Democratic State Rep. Alma Hernandez is among lawmakers who broke ranks with her party in support of the override.
"I am very disappointed in many of my colleagues who I've had conversations with over the weekend who have, all of the sudden, changed their votes," Hernandez said Tuesday. "Why? I'll tell you why. Because they are too afraid of voting against the governor. Because they want to protect the governor, although we are a separate branch, and we were elected by our constituents, not by Governor Hobbs."
Food vendors were on hand Tuesday in support of the legislation.
This could have been the first veto override since 1981.
"Is it against the law buying tamales? It is … from a woman here selling tamales," said Republican Rep. Teresa Martinez. "The governor told those Democrats, you will vote no, and they said OK."
After the official vote, some representatives made it a point to buy some homemade foods being sold at the Capitol.
"I almost voted yes, nobody is talking about barbecue, nobody is talking about hamburgers, because they want to target the Latino community in this caucus. Some people are pandering to the Latino community like they actually care about us," said Democratic lawmaker Cesar Aguilar.

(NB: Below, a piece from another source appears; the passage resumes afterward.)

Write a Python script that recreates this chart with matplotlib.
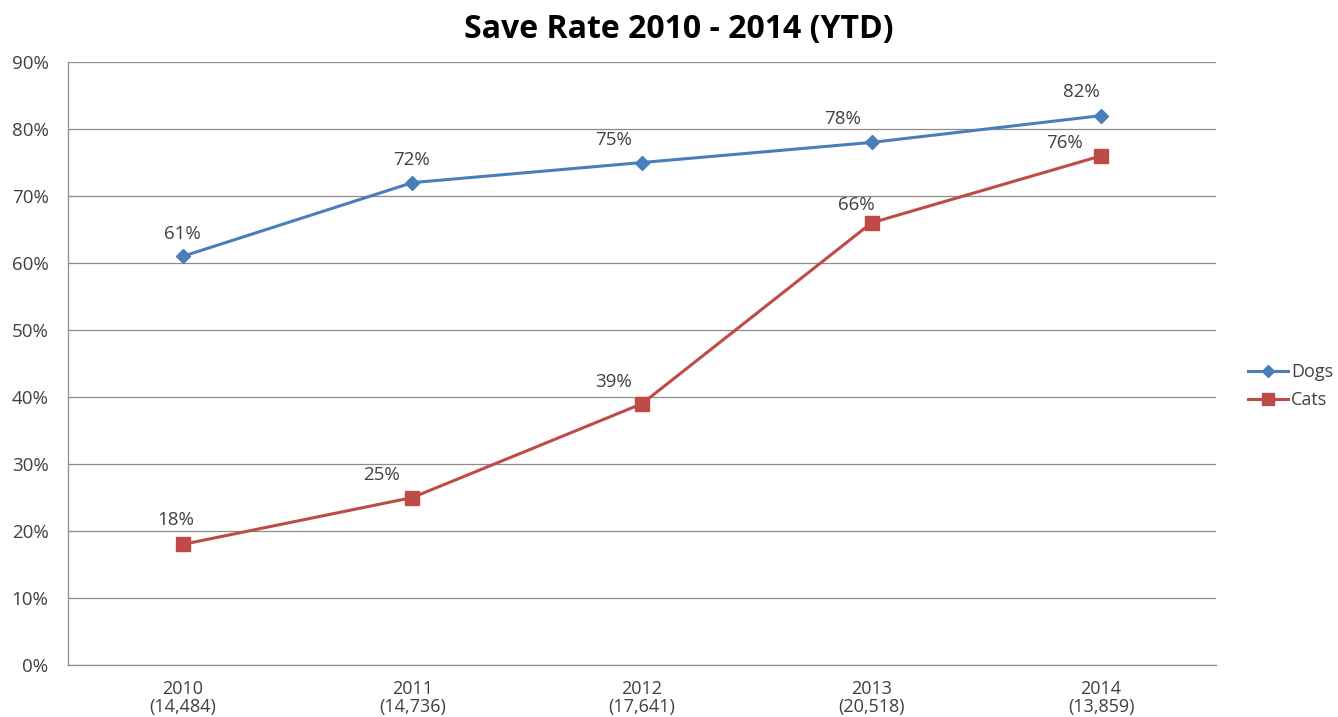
import matplotlib.pyplot as plt
from matplotlib.ticker import PercentFormatter

# data
years = ["2010", "2011", "2012", "2013", "2014"]
counts = ["14,484", "14,736", "17,641", "20,518", "13,859"]
dogs = [61, 72, 75, 78, 82]
cats = [18, 25, 39, 66, 76]

# label placement (pixels, label centre relative to its point), like Excel's
dogs_off = [(0, 22), (-1, 23), (-28, 23), (-29, 23), (-20, 24)]
cats_off = [(-7, 24), (-31, 23), (-28, 22), (-15, 18), (-37, 13)]

plt.rcParams['font.family'] = ['Open Sans', 'DejaVu Sans']

fig = plt.figure(figsize=(13.38, 7.17), dpi=100)
ax = fig.add_axes([0.0508, 0.0725, 0.858, 0.841])

x = list(range(len(years)))
blue = '#4A7EBB'
red = '#BE4B48'
txt = '#404040'

ax.plot(x, dogs, color=blue, linewidth=2.2, marker='D', markersize=7, label='Dogs')
ax.plot(x, cats, color=red, linewidth=2.2, marker='s', markersize=10, label='Cats')

px = 0.72  # points per pixel at dpi 100
for series, offs in ((dogs, dogs_off), (cats, cats_off)):
    for xi, v, (dx, dy) in zip(x, series, offs):
        ax.annotate(f"{v}%", (xi, v), xytext=(dx * px, dy * px), textcoords='offset points',
                    ha='center', va='center', fontsize=13.5, color=txt)

ax.set_xlim(-0.5, 4.5)
ax.set_ylim(0, 90)
ax.set_yticks(range(0, 91, 10))
ax.yaxis.set_major_formatter(PercentFormatter(decimals=0))
ax.set_xticks(x)
ax.set_xticklabels([f"{y}\n({c})" for y, c in zip(years, counts)], fontsize=13,
                   color=txt, linespacing=1.0)
ax.tick_params(axis='y', labelsize=13.5, labelcolor=txt, length=0, pad=14)
ax.tick_params(axis='x', length=0, pad=11)

ax.grid(axis='y', color='#8c8c8c', linewidth=0.9)
ax.set_axisbelow(True)
for side in ['top', 'right']:
    ax.spines[side].set_visible(False)
for side in ['left', 'bottom']:
    ax.spines[side].set_color('#8c8c8c')
    ax.spines[side].set_linewidth(0.9)

fig.suptitle("Save Rate 2010 - 2014 (YTD)", x=0.507, y=0.982, fontsize=23,
             fontweight='bold', color='black')

fig.legend(loc='center left', bbox_to_anchor=(0.9327, 0.4616), frameon=False,
           borderpad=0, borderaxespad=0, fontsize=13, handlelength=2.2,
           handletextpad=0.2, labelspacing=0.55, markerscale=0.9, labelcolor=txt)

fig.savefig('out.png', dpi=100)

Generally, members voted along party lines, except for five Democrats.
"Everyone is saying 'oh, you’re so brave. I wasn’t elected by the executive tower," Hernandez said. Everyone kept telling me the same thing, we know it’s the right thing to do, but we can’t politically do this. It doesn’t look good on Democrats. We have to stick together, although we know it’s the right thing to do."
Cottage food vendors say they’re disappointed the override didn’t get the votes it needed.
Fernando Gonzales with the Libre Initiative said, "They don't come here asking for welfare, they're here to support their families, have an opportunity to cook the food, take it and sell it, without fear of prosecution."
"For those that don't have the resources to be able to do that, open kitchens and things like that, it hurts because that stifles what we can do at home, versus being able to go out and do that in a large capacity," said Brannon Haley, owner of EATz & TREATz.
In a letter explaining her veto decision, Hobbs said the bill would increase the risk of food-borne illness by expanding the ability of vendors to sell high-risk foods.